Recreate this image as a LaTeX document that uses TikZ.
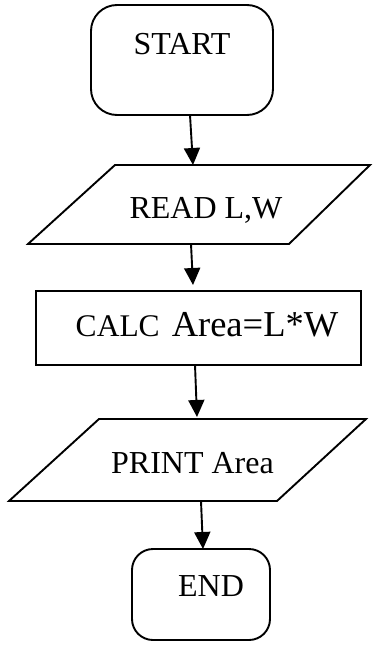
\documentclass[tikz,border=0pt]{standalone}
\usepackage{fontspec}
\setmainfont{Liberation Serif}
\usetikzlibrary{arrows.meta}
\begin{document}
\begin{tikzpicture}[x=1pt,y=-1pt,
  every node/.style={inner sep=0pt, outer sep=0pt},
  lbl/.style={anchor=base, font=\fontsize{32}{32}\selectfont},
  shapebox/.style={draw, line width=1.9pt, rectangle},
  shapeline/.style={draw, line width=1.9pt, line join=miter},
  flow/.style={draw, line width=1.9pt, -{Triangle[width=16pt,length=17pt]}},
]
\useasboundingbox (0,0) rectangle (373,645);
% START
\node[shapebox, rounded corners=26pt, minimum width=182pt, minimum height=110pt] (start) at (182,60) {};
\node[lbl] (starttxt) at (182,54) {START};
% READ
\draw[shapeline] (115,165) coordinate (readtl) -- (370,165) coordinate (readtr)
  -- (289,244) coordinate (readbr) -- (28,244) coordinate (readbl) -- cycle;
\node[lbl] (readtxt) at (206,218) {READ L,W};
% CALC
\node[shapebox, minimum width=325pt, minimum height=74pt] (calc) at (198.5,328) {};
\node[anchor=base] (calctxt) at (207,336) {{\fontsize{31.5}{31.5}\selectfont CALC}\hspace*{12pt}{\fontsize{36.5}{36.5}\selectfont Area=L*W}};
% PRINT
\draw[shapeline] (99,419) coordinate (printtl) -- (366,419) coordinate (printtr)
  -- (277,501) coordinate (printbr) -- (9,501) coordinate (printbl) -- cycle;
\node[lbl] (printtxt) at (192.5,473) {PRINT Area};
% END
\node[shapebox, rounded corners=21pt, minimum width=138pt, minimum height=91pt] (end) at (201,594.5) {};
\node[lbl] (endtxt) at (211,596) {END};
% arrow end points
\coordinate (a1s) at ([xshift=8pt]start.south);
\coordinate (a1e) at (193,165);
\coordinate (a2s) at (191,244);
\coordinate (a2e) at (193,285);
\coordinate (a3s) at ([xshift=-3.5pt]calc.south);
\coordinate (a3e) at (197,417);
\coordinate (a4s) at (201,501);
\coordinate (a4e) at ([xshift=2pt]end.north);
\draw[flow] (a1s) -- (a1e);
\draw[flow] (a2s) -- (a2e);
\draw[flow] (a3s) -- (a3e);
\draw[flow] (a4s) -- (a4e);
\end{tikzpicture}
\end{document}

□ □ □ □ □

▶ STATED PROBLEM: Transcribe each line above verbatim, with the pictures left out.

▶ FINISHED EXERCISE:
Recreate this image as a LaTeX document that uses TikZ.
\documentclass[tikz,border=0pt]{standalone}
\usepackage{fontspec}
\setmainfont{Liberation Serif}
\usetikzlibrary{arrows.meta}
\begin{document}
\begin{tikzpicture}[x=1pt,y=-1pt,
  every node/.style={inner sep=0pt, outer sep=0pt},
  lbl/.style={anchor=base, font=\fontsize{32}{32}\selectfont},
  shapebox/.style={draw, line width=1.9pt, rectangle},
  shapeline/.style={draw, line width=1.9pt, line join=miter},
  flow/.style={draw, line width=1.9pt, -{Triangle[width=16pt,length=17pt]}},
]
\useasboundingbox (0,0) rectangle (373,645);
% START
\node[shapebox, rounded corners=26pt, minimum width=182pt, minimum height=110pt] (start) at (182,60) {};
\node[lbl] (starttxt) at (182,54) {START};
% READ
\draw[shapeline] (115,165) coordinate (readtl) -- (370,165) coordinate (readtr)
  -- (289,244) coordinate (readbr) -- (28,244) coordinate (readbl) -- cycle;
\node[lbl] (readtxt) at (206,218) {READ L,W};
% CALC
\node[shapebox, minimum width=325pt, minimum height=74pt] (calc) at (198.5,328) {};
\node[anchor=base] (calctxt) at (207,336) {{\fontsize{31.5}{31.5}\selectfont CALC}\hspace*{12pt}{\fontsize{36.5}{36.5}\selectfont Area=L*W}};
% PRINT
\draw[shapeline] (99,419) coordinate (printtl) -- (366,419) coordinate (printtr)
  -- (277,501) coordinate (printbr) -- (9,501) coordinate (printbl) -- cycle;
\node[lbl] (printtxt) at (192.5,473) {PRINT Area};
% END
\node[shapebox, rounded corners=21pt, minimum width=138pt, minimum height=91pt] (end) at (201,594.5) {};
\node[lbl] (endtxt) at (211,596) {END};
% arrow end points
\coordinate (a1s) at ([xshift=8pt]start.south);
\coordinate (a1e) at (193,165);
\coordinate (a2s) at (191,244);
\coordinate (a2e) at (193,285);
\coordinate (a3s) at ([xshift=-3.5pt]calc.south);
\coordinate (a3e) at (197,417);
\coordinate (a4s) at (201,501);
\coordinate (a4e) at ([xshift=2pt]end.north);
\draw[flow] (a1s) -- (a1e);
\draw[flow] (a2s) -- (a2e);
\draw[flow] (a3s) -- (a3e);
\draw[flow] (a4s) -- (a4e);
\end{tikzpicture}
\end{document}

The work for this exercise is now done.